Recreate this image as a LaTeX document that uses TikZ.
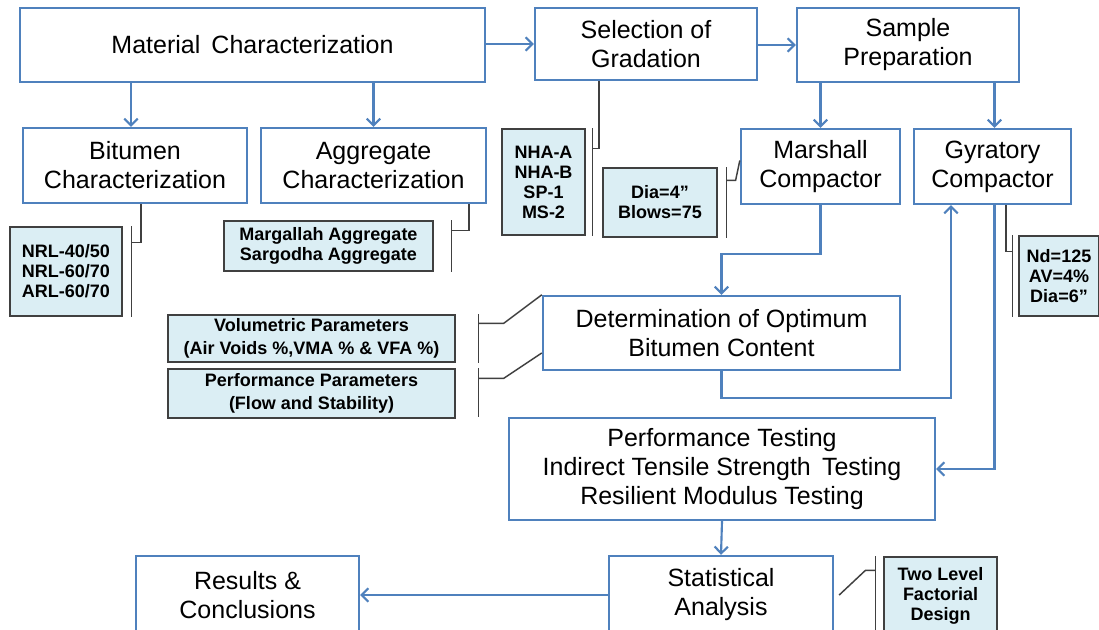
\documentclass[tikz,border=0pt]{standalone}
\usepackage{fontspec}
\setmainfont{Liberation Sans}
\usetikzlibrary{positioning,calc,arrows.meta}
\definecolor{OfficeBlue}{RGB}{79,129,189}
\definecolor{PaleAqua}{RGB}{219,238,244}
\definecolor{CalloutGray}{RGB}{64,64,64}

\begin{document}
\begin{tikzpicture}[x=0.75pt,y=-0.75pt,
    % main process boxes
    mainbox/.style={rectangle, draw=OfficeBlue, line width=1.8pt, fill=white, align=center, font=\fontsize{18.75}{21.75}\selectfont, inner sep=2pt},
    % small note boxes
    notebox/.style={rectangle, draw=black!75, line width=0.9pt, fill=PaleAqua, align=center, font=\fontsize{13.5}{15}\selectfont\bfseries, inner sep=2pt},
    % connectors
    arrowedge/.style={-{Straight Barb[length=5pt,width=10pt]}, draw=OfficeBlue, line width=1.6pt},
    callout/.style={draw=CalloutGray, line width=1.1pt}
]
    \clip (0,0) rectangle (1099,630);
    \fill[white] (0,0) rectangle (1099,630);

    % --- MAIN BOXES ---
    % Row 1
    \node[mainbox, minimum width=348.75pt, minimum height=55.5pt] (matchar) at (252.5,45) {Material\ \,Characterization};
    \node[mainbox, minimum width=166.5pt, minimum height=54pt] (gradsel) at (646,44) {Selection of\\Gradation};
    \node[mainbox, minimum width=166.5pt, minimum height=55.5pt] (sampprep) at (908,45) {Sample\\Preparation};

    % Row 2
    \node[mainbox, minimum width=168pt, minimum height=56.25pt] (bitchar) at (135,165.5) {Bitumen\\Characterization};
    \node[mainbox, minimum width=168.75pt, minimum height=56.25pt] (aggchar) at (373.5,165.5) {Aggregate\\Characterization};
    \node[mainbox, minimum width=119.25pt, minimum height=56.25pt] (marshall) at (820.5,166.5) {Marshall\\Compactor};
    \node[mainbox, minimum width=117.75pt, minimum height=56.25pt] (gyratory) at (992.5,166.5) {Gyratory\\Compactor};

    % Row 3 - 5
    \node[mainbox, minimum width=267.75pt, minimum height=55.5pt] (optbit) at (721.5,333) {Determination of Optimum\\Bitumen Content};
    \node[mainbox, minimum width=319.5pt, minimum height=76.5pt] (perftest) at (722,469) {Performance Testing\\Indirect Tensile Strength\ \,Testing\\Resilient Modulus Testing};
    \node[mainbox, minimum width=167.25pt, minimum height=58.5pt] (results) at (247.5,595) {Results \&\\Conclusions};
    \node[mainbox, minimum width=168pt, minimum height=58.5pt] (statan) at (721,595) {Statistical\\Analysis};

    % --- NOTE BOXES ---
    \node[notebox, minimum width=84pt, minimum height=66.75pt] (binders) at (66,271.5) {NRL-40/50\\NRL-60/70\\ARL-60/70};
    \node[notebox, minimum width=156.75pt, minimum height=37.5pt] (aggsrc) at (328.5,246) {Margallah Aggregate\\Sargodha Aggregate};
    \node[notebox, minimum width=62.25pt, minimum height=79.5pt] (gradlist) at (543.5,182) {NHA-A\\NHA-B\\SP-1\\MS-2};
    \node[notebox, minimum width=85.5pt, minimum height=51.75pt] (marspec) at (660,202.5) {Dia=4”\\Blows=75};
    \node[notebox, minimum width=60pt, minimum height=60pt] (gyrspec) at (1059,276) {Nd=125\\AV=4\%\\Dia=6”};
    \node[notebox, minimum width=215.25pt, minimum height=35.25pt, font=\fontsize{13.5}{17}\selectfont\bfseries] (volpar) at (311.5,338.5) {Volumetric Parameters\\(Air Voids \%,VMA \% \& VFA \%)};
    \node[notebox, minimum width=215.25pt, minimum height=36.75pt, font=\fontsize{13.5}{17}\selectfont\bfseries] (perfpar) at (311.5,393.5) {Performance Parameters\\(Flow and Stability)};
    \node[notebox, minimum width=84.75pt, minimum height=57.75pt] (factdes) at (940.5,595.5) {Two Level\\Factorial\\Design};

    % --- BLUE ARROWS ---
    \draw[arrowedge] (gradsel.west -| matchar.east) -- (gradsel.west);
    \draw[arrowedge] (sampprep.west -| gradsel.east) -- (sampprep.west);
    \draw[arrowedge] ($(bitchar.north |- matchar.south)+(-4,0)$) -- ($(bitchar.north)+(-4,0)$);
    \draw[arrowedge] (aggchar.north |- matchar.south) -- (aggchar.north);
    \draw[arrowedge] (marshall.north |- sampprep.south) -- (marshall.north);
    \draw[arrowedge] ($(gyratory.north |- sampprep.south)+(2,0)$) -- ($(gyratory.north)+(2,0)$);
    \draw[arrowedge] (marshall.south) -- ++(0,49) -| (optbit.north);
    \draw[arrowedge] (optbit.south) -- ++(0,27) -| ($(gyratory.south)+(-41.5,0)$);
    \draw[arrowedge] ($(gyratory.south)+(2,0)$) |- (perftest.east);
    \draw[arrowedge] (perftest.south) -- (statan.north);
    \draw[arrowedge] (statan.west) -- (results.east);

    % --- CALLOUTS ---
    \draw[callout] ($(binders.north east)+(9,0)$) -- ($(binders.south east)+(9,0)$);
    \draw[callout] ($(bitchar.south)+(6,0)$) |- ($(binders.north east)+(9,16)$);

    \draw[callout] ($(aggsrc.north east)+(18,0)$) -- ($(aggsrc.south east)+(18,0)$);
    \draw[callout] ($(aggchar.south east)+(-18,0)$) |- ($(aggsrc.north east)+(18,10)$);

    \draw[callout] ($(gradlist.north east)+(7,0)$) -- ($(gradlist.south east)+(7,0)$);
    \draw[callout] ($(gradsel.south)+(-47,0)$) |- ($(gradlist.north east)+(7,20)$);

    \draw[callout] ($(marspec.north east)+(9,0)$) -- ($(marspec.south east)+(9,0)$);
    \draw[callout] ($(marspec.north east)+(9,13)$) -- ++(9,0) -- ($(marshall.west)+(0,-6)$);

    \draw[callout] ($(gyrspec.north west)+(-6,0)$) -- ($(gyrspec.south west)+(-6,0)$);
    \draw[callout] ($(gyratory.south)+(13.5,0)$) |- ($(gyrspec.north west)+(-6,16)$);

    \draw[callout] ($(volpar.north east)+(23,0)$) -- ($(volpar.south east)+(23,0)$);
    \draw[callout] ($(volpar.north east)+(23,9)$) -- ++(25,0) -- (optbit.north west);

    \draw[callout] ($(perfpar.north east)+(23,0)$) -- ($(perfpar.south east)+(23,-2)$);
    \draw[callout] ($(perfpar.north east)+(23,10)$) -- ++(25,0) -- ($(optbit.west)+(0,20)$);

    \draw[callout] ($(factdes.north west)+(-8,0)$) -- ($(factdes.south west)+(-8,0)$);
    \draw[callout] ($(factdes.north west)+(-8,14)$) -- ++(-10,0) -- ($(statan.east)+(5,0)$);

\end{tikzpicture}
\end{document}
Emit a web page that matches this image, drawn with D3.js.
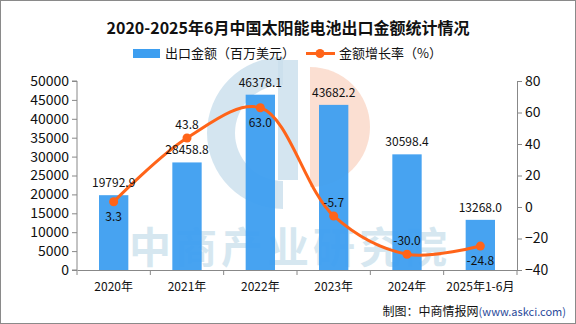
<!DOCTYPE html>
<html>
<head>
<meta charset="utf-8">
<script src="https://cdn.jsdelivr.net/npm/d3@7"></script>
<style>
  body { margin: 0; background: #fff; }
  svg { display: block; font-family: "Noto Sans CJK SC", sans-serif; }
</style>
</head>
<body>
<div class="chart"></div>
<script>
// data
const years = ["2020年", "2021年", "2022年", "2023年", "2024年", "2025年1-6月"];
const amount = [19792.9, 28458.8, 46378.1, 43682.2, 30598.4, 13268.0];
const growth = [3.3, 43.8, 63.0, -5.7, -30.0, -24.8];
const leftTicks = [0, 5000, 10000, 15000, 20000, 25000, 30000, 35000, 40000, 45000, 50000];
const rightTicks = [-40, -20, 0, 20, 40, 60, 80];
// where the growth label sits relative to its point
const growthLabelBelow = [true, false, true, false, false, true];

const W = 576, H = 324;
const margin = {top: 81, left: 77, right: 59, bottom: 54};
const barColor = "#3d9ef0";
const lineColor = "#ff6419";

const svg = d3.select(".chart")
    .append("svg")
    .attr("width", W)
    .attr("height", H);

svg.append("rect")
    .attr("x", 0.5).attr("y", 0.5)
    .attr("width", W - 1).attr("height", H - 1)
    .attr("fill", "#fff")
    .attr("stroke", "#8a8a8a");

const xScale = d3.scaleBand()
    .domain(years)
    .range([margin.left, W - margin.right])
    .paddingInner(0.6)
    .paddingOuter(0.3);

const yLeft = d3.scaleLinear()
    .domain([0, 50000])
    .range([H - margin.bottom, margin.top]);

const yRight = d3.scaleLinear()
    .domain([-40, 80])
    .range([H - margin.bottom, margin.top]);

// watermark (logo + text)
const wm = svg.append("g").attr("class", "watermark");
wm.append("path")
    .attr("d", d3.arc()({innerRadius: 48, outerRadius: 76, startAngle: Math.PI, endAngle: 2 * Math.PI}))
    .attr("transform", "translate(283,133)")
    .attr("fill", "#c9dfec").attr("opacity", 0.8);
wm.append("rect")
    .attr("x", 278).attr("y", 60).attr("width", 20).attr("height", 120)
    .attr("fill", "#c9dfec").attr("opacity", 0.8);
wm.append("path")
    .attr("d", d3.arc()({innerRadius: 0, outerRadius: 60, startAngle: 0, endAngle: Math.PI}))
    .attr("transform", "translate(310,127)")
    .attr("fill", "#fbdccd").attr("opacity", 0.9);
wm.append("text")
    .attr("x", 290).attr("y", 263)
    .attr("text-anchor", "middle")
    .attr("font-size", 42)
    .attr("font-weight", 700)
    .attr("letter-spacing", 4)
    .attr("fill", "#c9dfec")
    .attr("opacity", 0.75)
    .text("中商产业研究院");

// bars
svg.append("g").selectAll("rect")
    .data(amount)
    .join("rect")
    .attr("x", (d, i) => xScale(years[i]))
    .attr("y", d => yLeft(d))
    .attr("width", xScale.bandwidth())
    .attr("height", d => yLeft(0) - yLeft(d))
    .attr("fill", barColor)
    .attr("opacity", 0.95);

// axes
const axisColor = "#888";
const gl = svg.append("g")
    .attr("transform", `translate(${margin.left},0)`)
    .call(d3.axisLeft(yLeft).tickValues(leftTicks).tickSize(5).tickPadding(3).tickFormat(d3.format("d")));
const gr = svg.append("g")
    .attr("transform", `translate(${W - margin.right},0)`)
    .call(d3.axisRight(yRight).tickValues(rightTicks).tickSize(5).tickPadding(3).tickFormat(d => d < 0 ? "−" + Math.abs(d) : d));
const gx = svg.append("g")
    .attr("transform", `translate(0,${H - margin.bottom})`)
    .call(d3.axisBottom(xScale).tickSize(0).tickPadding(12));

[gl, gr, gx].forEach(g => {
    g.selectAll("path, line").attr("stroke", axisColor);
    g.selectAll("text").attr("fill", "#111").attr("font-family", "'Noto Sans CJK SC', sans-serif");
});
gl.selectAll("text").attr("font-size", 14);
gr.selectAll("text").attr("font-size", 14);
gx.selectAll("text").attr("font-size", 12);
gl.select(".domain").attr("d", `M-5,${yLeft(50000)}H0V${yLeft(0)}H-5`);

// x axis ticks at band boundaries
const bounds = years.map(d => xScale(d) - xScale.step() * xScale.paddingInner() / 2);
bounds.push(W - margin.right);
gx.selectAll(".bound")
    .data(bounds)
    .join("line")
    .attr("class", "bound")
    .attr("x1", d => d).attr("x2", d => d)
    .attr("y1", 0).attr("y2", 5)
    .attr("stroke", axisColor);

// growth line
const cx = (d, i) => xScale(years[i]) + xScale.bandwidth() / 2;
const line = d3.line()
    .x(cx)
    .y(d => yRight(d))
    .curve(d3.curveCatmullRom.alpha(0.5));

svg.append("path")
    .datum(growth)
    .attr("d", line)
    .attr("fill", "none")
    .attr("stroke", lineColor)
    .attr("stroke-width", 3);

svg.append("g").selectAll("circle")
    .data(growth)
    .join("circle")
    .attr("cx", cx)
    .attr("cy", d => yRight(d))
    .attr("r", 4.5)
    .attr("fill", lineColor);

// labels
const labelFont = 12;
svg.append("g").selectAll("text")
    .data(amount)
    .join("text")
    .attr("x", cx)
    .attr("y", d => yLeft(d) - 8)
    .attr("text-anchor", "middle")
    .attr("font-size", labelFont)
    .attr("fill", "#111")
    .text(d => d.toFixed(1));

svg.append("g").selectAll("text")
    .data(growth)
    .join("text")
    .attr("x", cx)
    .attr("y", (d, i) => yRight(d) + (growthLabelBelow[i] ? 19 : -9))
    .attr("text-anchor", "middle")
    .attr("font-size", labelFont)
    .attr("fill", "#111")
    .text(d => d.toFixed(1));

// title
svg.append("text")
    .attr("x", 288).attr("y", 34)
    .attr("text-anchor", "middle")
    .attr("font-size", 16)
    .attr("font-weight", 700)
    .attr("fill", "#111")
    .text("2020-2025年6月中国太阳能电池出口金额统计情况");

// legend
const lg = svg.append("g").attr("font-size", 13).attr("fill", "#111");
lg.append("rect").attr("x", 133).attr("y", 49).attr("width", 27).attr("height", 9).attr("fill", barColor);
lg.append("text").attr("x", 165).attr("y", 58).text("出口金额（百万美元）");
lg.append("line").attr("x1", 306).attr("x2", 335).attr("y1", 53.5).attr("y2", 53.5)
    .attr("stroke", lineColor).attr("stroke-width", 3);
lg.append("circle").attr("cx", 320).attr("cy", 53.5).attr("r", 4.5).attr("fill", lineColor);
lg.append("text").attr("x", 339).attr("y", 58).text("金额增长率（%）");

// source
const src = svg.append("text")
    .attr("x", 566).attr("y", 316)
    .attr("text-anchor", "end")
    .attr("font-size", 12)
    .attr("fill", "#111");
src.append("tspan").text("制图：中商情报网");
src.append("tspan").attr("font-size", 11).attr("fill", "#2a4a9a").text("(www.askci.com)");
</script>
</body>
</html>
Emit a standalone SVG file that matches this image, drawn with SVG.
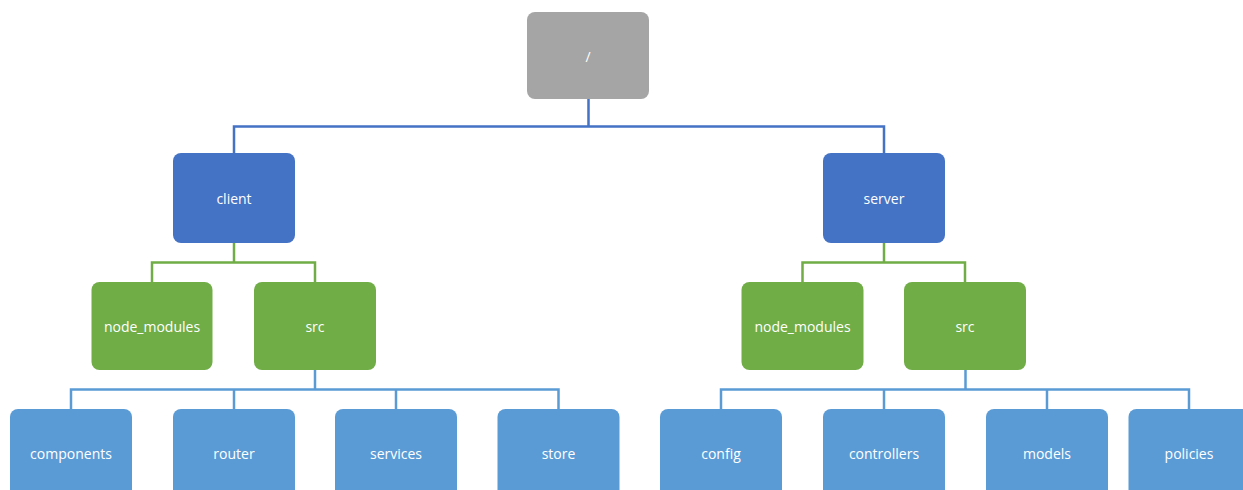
------------------------------------------------
CHALLENGE: Look through the entries above for the word "standalone". Copy every line where it shows up.

WRITTEN RESPONSE:
\documentclass[tikz,border=0pt]{standalone}
Emit a standalone SVG file that matches this image, drawn with SVG.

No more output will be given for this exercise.